#### [Set task]
Reply with one number: the count of lines in the data that hold the string "matplotlib".
──────── Given material ────────
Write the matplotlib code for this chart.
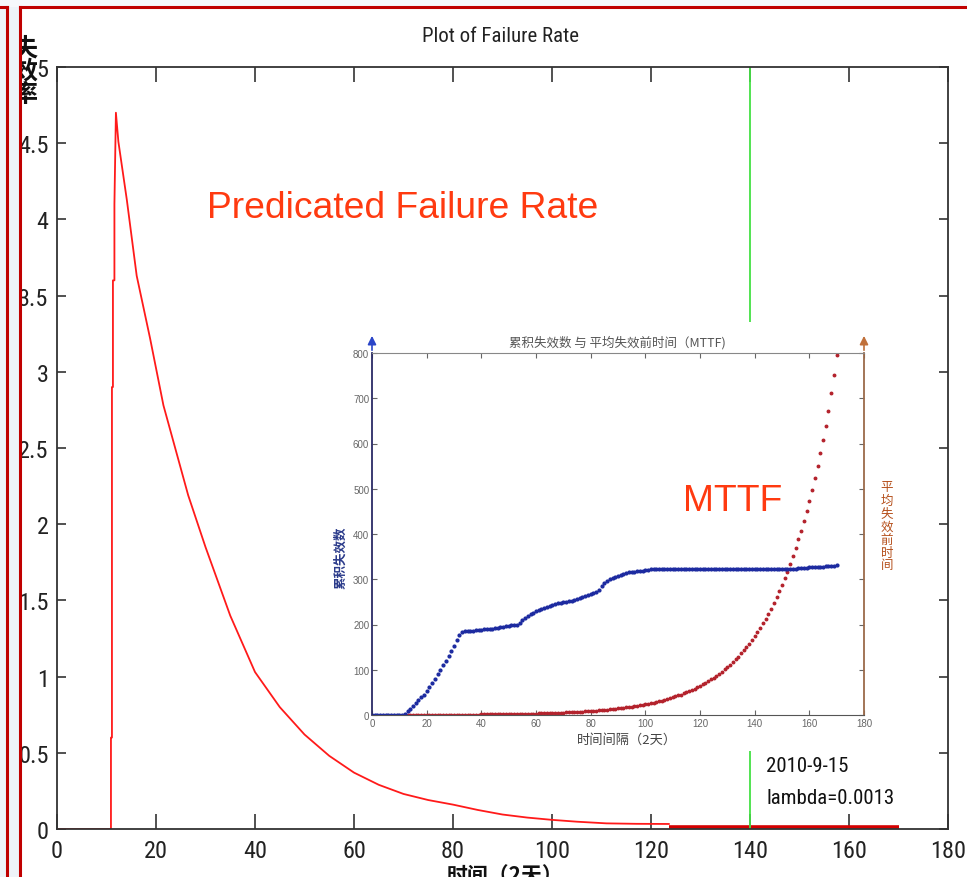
"""
Failure rate plot with the cumulative failures / MTTF inset
"""
import numpy as np
import matplotlib.pyplot as plt
from matplotlib.patches import Rectangle
from matplotlib.lines import Line2D

narrow = ['Roboto Condensed', 'Liberation Sans Narrow', 'DejaVu Sans']
arial = ['Liberation Sans', 'DejaVu Sans']
cjk = ['Noto Sans CJK SC', 'DejaVu Sans']

W, H = 967, 878

# main curve: predicted failure rate
rate_t = [0, 10.9, 10.9, 11.1, 11.1, 11.3, 11.3, 11.6, 11.6, 11.9, 12.4, 14.1, 16.1,
          18.8, 21.5, 26.5, 30, 35, 40, 45, 50, 55, 60, 65, 70, 75, 80, 85, 90, 95,
          100, 105, 111, 117, 123.6]
rate = [0, 0, 0.6, 0.6, 2.9, 2.9, 3.6, 3.6, 4.1, 4.70, 4.51, 4.13, 3.63,
        3.22, 2.78, 2.19, 1.85, 1.40, 1.03, 0.80, 0.62, 0.48, 0.37, 0.29, 0.23, 0.19,
        0.16, 0.125, 0.095, 0.075, 0.06, 0.048, 0.037, 0.034, 0.033]
tail_t = [123.6, 170]
tail = [0.012, 0.012]
mark_t = 140

x_ticks = [0, 20, 40, 60, 80, 100, 120, 140, 160, 180]
y_ticks = [0, 0.5, 1, 1.5, 2, 2.5, 3, 3.5, 4, 4.5, 5]
y_labels = ['0', '0.5', '1', '1.5', '2', '2.5', '3', '3.5', '4', '4.5', '5']

# inset: cumulative failures (blue) and MTTF (red), one point per interval
cum_t = np.arange(0, 171)
cum = [0, 0, 0, 0, 0, 0, 0, 0, 0, 0,
       0, 0, 2, 8, 14, 20, 27, 33, 39, 45,
       52, 61, 70, 80, 90, 100, 110, 120, 131, 142,
       153, 165, 176, 184, 185, 185, 186, 186, 187, 187,
       188, 189, 189, 190, 191, 192, 193, 194, 195, 196,
       197, 198, 199, 200, 204, 209, 214, 219, 223, 226,
       229, 232, 234, 237, 239, 241, 243, 245, 247, 248,
       249, 250, 251, 253, 255, 257, 259, 261, 263, 266,
       268, 270, 272, 276, 284, 291, 296, 300, 303, 305,
       307, 309, 311, 313, 315, 316, 317, 318, 318, 319,
       320, 321, 322, 322, 323, 323, 323, 323, 323, 323,
       323, 323, 323, 323, 323, 323, 323, 323, 323, 323,
       323, 323, 323, 323, 323, 323, 323, 323, 323, 323,
       323, 323, 323, 323, 323, 323, 323, 323, 323, 323,
       323, 323, 323, 323, 323, 323, 323, 323, 323, 323,
       323, 323, 323, 323, 323, 323, 324, 324, 325, 325,
       326, 326, 327, 327, 328, 328, 329, 329, 330, 330,
       331]
mttf_t = np.arange(12, 171)
mttf = [0.3, 0.3, 0.3, 0.4, 0.4, 0.4, 0.4, 0.4,
        0.5, 0.5, 0.5, 0.5, 0.6, 0.6, 0.6, 0.6, 0.7, 0.7,
        0.7, 0.8, 0.8, 0.8, 0.9, 0.9, 1.0, 1.0, 1.1, 1.1,
        1.2, 1.2, 1.3, 1.4, 1.4, 1.5, 1.6, 1.7, 1.8, 1.9,
        2.0, 2.1, 2.2, 2.3, 2.4, 2.5, 2.6, 2.8, 2.9, 3.1,
        3.2, 3.4, 3.6, 3.7, 3.9, 4.1, 4.3, 4.6, 4.8, 5.0,
        5.3, 5.6, 5.9, 6.2, 6.5, 6.8, 7.2, 7.5, 7.9, 8.3,
        8.8, 9.2, 9.7, 10.2, 10.7, 11.2, 11.8, 12.4, 13.0, 13.7,
        14.4, 15.1, 15.9, 16.7, 17.6, 18.5, 19.4, 20.4, 21.4, 22.5,
        23.7, 24.9, 26.2, 27.5, 28.9, 30.4, 32, 33.6, 35.3, 37.1,
        39, 41, 43.1, 45.3, 47.7, 50.1, 52.7, 55.4, 58.2, 61.2,
        64.3, 67.6, 71, 74.7, 78.5, 82.5, 86.7, 91.2, 95.8, 100.7,
        105.9, 111, 117, 123, 129, 136, 143, 150, 158, 166,
        174, 183, 193, 203, 213, 224, 235, 247, 260, 273,
        287, 302, 317, 334, 351, 369, 388, 407, 428, 450,
        473, 497, 523, 550, 578, 607, 638, 671, 712, 752,
        795]
in_x_ticks = [0, 20, 40, 60, 80, 100, 120, 140, 160, 180]
in_y_ticks = [0, 100, 200, 300, 400, 500, 600, 700, 800]


def fx(px):
    return px / W


def fy(py):
    return 1 - py / H


fig = plt.figure(figsize=(W / 100, H / 100), dpi=100)
fig.patch.set_facecolor('white')

# ---- main axes ----
ax = fig.add_axes([fx(57), fy(830), 891 / W, 762 / H])
ax.plot(rate_t, rate, color='#ff1a1a', lw=1.3)
ax.plot(tail_t, tail, color='#d40000', lw=2.6, solid_capstyle='butt')
ax.axvline(mark_t, color='#44e044', lw=1.3)
ax.set_xlim(0, 180)
ax.set_ylim(0, 5)
ax.set_xticks(x_ticks)
ax.set_yticks(y_ticks)
ax.set_yticklabels(y_labels)
ax.tick_params(axis='x', direction='in', top=True, length=11, width=1.1, pad=7,
               labelsize=17.5, colors='#222222')
ax.tick_params(axis='y', direction='in', right=True, length=6.5, width=1.1, pad=6,
               labelsize=17.5, colors='#222222')
for lab in ax.get_xticklabels() + ax.get_yticklabels():
    lab.set_fontfamily(narrow)
    lab.set_fontstretch('condensed')
for sp in ax.spines.values():
    sp.set_color('#333333')
    sp.set_linewidth(1.3)

fig.text(fx(500), fy(36), 'Plot of Failure Rate', ha='center', va='center',
         fontsize=15, family=narrow, fontstretch='condensed', color='#222222')
fig.text(fx(207), fy(208), 'Predicated Failure Rate', ha='left', va='center',
         fontsize=26.8, family=arial, color='#ff3a10')
fig.text(fx(766), fy(767), '2010-9-15', ha='left', va='center',
         fontsize=15, family=narrow, fontstretch='condensed', color='#111111')
fig.text(fx(766), fy(799), 'lambda=0.0013', ha='left', va='center',
         fontsize=15, family=narrow, fontstretch='condensed', color='#111111')
fig.text(fx(505), fy(865), '时间（2天）', ha='center', va='top',
         fontsize=15, family=cjk, fontweight='bold', color='#111111')
fig.text(fx(25), fy(72), '失\n效\n率', ha='center', va='center', fontsize=18,
         family=cjk, fontweight='bold', color='#111111', linespacing=0.95)

# ---- inset (pasted picture) ----
fig.add_artist(Rectangle((fx(335), fy(752)), 565 / W, 429 / H, transform=fig.transFigure,
                         facecolor='white', edgecolor='none', zorder=2))
ins = fig.add_axes([fx(372), fy(716), 492 / W, 362 / H])
ins.set_zorder(3)
ins.plot(mttf_t, mttf, '.', ms=3.6, color='#b4232d')
ins.plot(cum_t, cum, '.', ms=4.0, color='#1c2aa0')
ins.set_xlim(0, 180)
ins.set_ylim(0, 800)
ins.set_xticks(in_x_ticks)
ins.set_yticks(in_y_ticks)
ins.tick_params(direction='in', top=True, right=True, length=3.5, width=0.8,
                labelsize=7, colors='#666666', pad=2)
for lab in ins.get_xticklabels() + ins.get_yticklabels():
    lab.set_fontfamily(arial)
ins.spines['left'].set_color('#2b2b66')
ins.spines['left'].set_linewidth(1.3)
ins.spines['right'].set_color('#9b6a4a')
ins.spines['right'].set_linewidth(1.3)
ins.spines['top'].set_color('#888888')
ins.spines['bottom'].set_color('#555555')

# axis arrows above the inset
ins.annotate('', xy=(0, 1.055), xytext=(0, 1.0), xycoords='axes fraction',
             arrowprops=dict(arrowstyle='-|>,head_width=0.25,head_length=0.5',
                             color='#2a45c8', lw=1.2), annotation_clip=False)
ins.annotate('', xy=(1, 1.055), xytext=(1, 1.0), xycoords='axes fraction',
             arrowprops=dict(arrowstyle='-|>,head_width=0.25,head_length=0.5',
                             color='#c0703a', lw=1.2), annotation_clip=False)

fig.text(fx(617), fy(343), '累积失效数 与 平均失效前时间（MTTF)', ha='center', va='center',
         fontsize=9, family=cjk, color='#555555', zorder=5)
fig.text(fx(341), fy(558), '累积失效数', ha='center', va='center', rotation=90,
         fontsize=9, family=cjk, color='#2a3a8a', fontweight='bold', zorder=5)
fig.text(fx(887), fy(527), '平\n均\n失\n效\n前\n时\n间', ha='center', va='center',
         fontsize=9, family=cjk, color='#b5501c', linespacing=1.0, zorder=5)
fig.text(fx(627), fy(740), '时间间隔（2天）', ha='center', va='center',
         fontsize=9.5, family=cjk, color='#444444', zorder=5)
fig.text(fx(683), fy(502), 'MTTF', ha='left', va='center',
         fontsize=26.8, family=arial, color='#ff3a10', zorder=6)

# ---- slide frame on the left and top ----
fig.add_artist(Rectangle((0, 0), fx(20), 1, transform=fig.transFigure,
                         facecolor='#eef3f8', edgecolor='none', zorder=9))
fig.add_artist(Rectangle((0, fy(8)), 1, 8 / H, transform=fig.transFigure,
                         facecolor='#f6f8fb', edgecolor='none', zorder=9))
red = '#c00000'
fig.add_artist(Line2D([fx(7), fx(7)], [0, fy(8)], transform=fig.transFigure,
                      color=red, lw=2.2, zorder=10))
fig.add_artist(Line2D([0, fx(7)], [fy(8), fy(8)], transform=fig.transFigure,
                      color=red, lw=2.2, zorder=10))
fig.add_artist(Line2D([fx(20), fx(20)], [0, fy(8)], transform=fig.transFigure,
                      color=red, lw=2.2, zorder=10))
fig.add_artist(Line2D([fx(20), 1], [fy(8), fy(8)], transform=fig.transFigure,
                      color=red, lw=2.2, zorder=10))

fig.savefig('out.png', dpi=100, facecolor='white')
plt.close(fig)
────────
#### [Correct answer]
4